Patients suffering from chronic pain often find that their problems are compounded by the additional difficulties that come with insomnia and sleeping disorders. Of those who report experiencing chronic pain (about 15% of the general U.S. population and 50% of the elderly), approximately 65% report having sleep disorders, such as disrupted or non-restorative sleep.
Back pain is the most common type of chronic pain problem, and is the most prevalent medical disorder in industrialized societies. Not surprisingly, individuals with chronic back pain problems frequently report significant interference with sleep.
In a recent study, it was found that approximately two-thirds of patients with chronic back pain suffered from sleep disorders. Research has demonstrated that disrupted sleep will, in turn, exacerbate the chronic back pain problem. Thus, a vicious cycle develops in which the back pain disrupts one’s sleep, and difficulty sleeping makes the pain worse, which in turn makes sleeping more difficult, etc.
Pain Diminishes both Sleep Quantity and Quality
The term “insomnia” includes all types of sleeping problems, such as difficulty falling asleep, difficulty staying asleep, and awakening earlier than desired.

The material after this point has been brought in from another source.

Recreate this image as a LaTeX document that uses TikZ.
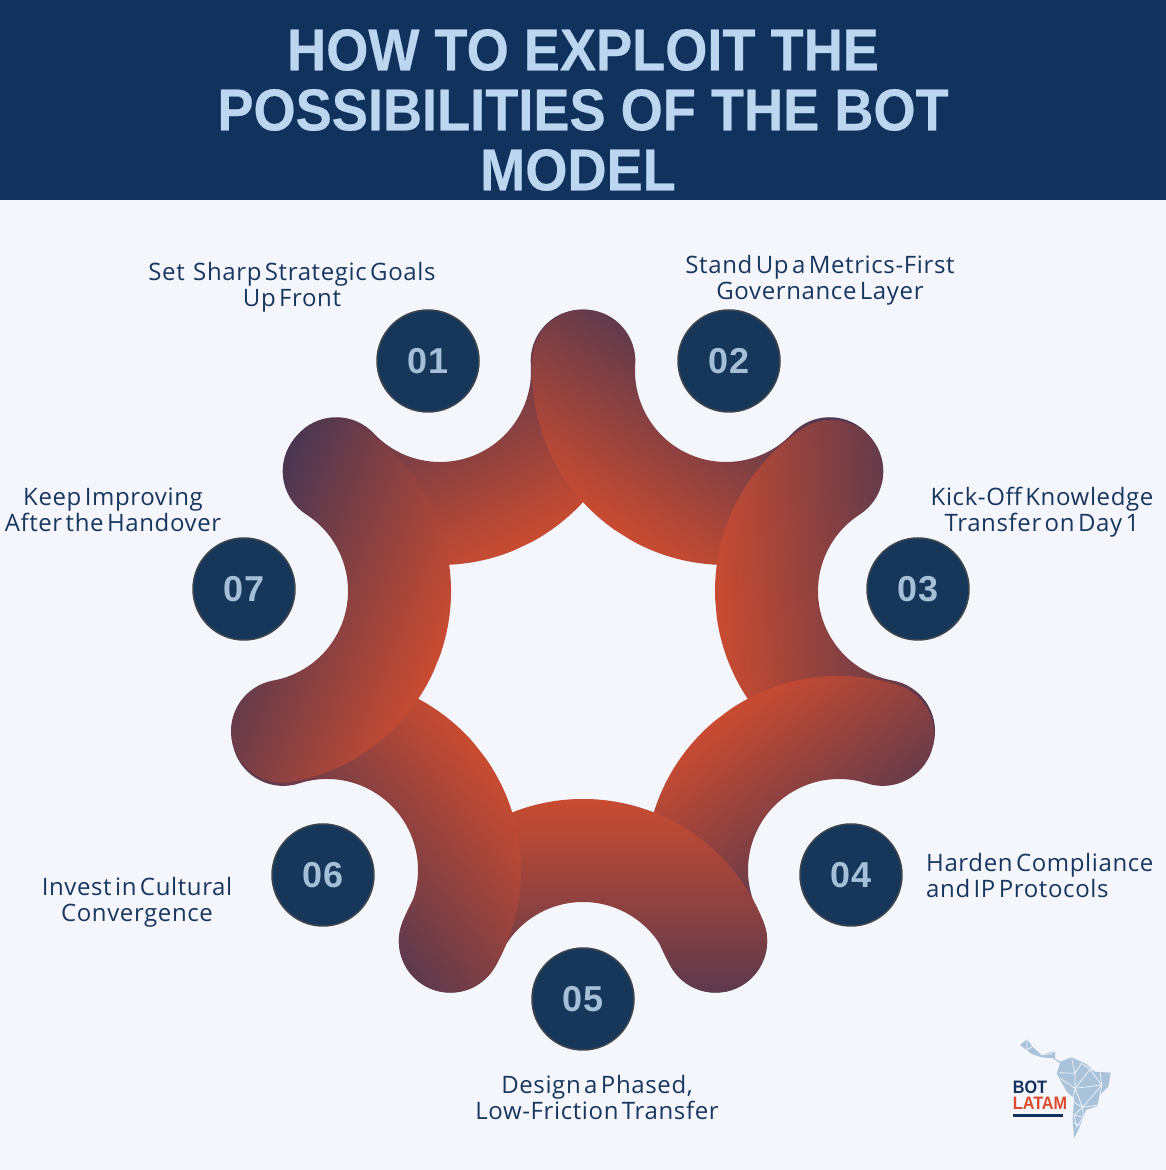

Of all medical conditions, pain is the number one cause of insomnia. With chronic pain problems, difficulty falling asleep is one of the most prevalent types of sleep disruption.
However, awakening during the night and awakening earlier than desired are also frequent problems. Research surveys of those with chronic pain problems have found that 65% report that they are awakened during the night due to pain and 62% report waking too early due to pain. In addition, many patients with chronic back pain problems do not feel “refreshed” in the morning when they awaken, a sleeping problem termed “non-restorative sleep.”
Difficulty falling asleep
Chronic pain can impact sleep in a number of ways. To understand how a pain problem can make it difficult to fall asleep, it is helpful to think about the process associated with going to sleep for the night. In getting ready for bed, it is common to try and eliminate all distractions or other influences in an effort to “relax” and begin to fall asleep. This may include quieting the room, turning off the lights, eliminating any other noises, trying to get comfortable, and beginning to try to fall asleep.

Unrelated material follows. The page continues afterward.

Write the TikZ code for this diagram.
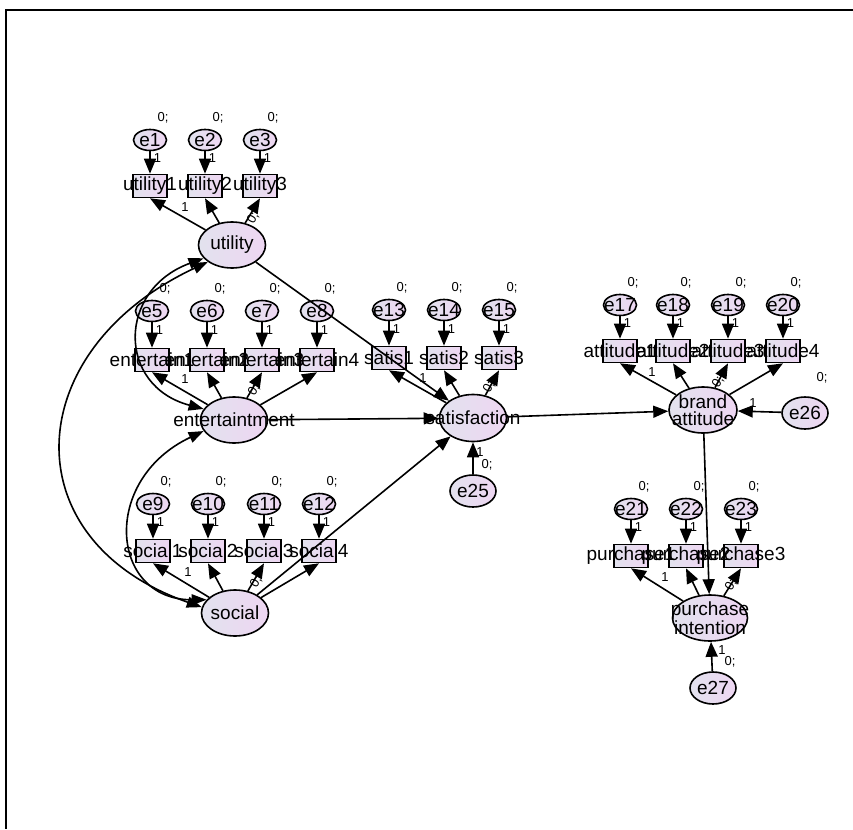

However, this “quieting” of one’s environment can cause problems for the chronic back pain sufferer since the only thing left for the brain to focus on is the experience of the pain. Patients will often report that one of their primary pain management tools during the day is being able to distract themselves from the chronic back pain problem by staying busy with other tasks (e.g., reading, watching television, engaging in hobbies or crafts, working, interacting with others, etc.).
However, when trying to fall asleep there are no other distractions available to focus on except for the pain. In many cases, one’s perception of the pain actually increases when attempting to fall asleep. The longer falling asleep is delayed, the more stressful the situation becomes.
Difficulty sleeping through the night
In addition to difficulty falling asleep, chronic pain patients also report awakening frequently during the night. Research has demonstrated that individuals experiencing chronic lower back pain may experience several intense “micro-arousals” (a change in sleep state to a lighter stage of sleep) per hour of sleep, which lead to awakenings. Thus, the chronic pain problem can be a significant intrusion into a night’s sleep and disruptive to the normal stages of sleep.
This problem is often the cause of “non-restorative sleep.” Individuals with chronic pain often experience less deep sleep, more arousals and awakenings during the night, as well as less efficient sleep. Thus, the quality of the sleep is often light and unrefreshing. This non-restorative sleep pattern can then cause diminished energy, depressed mood, fatigue, and worse pain during the day.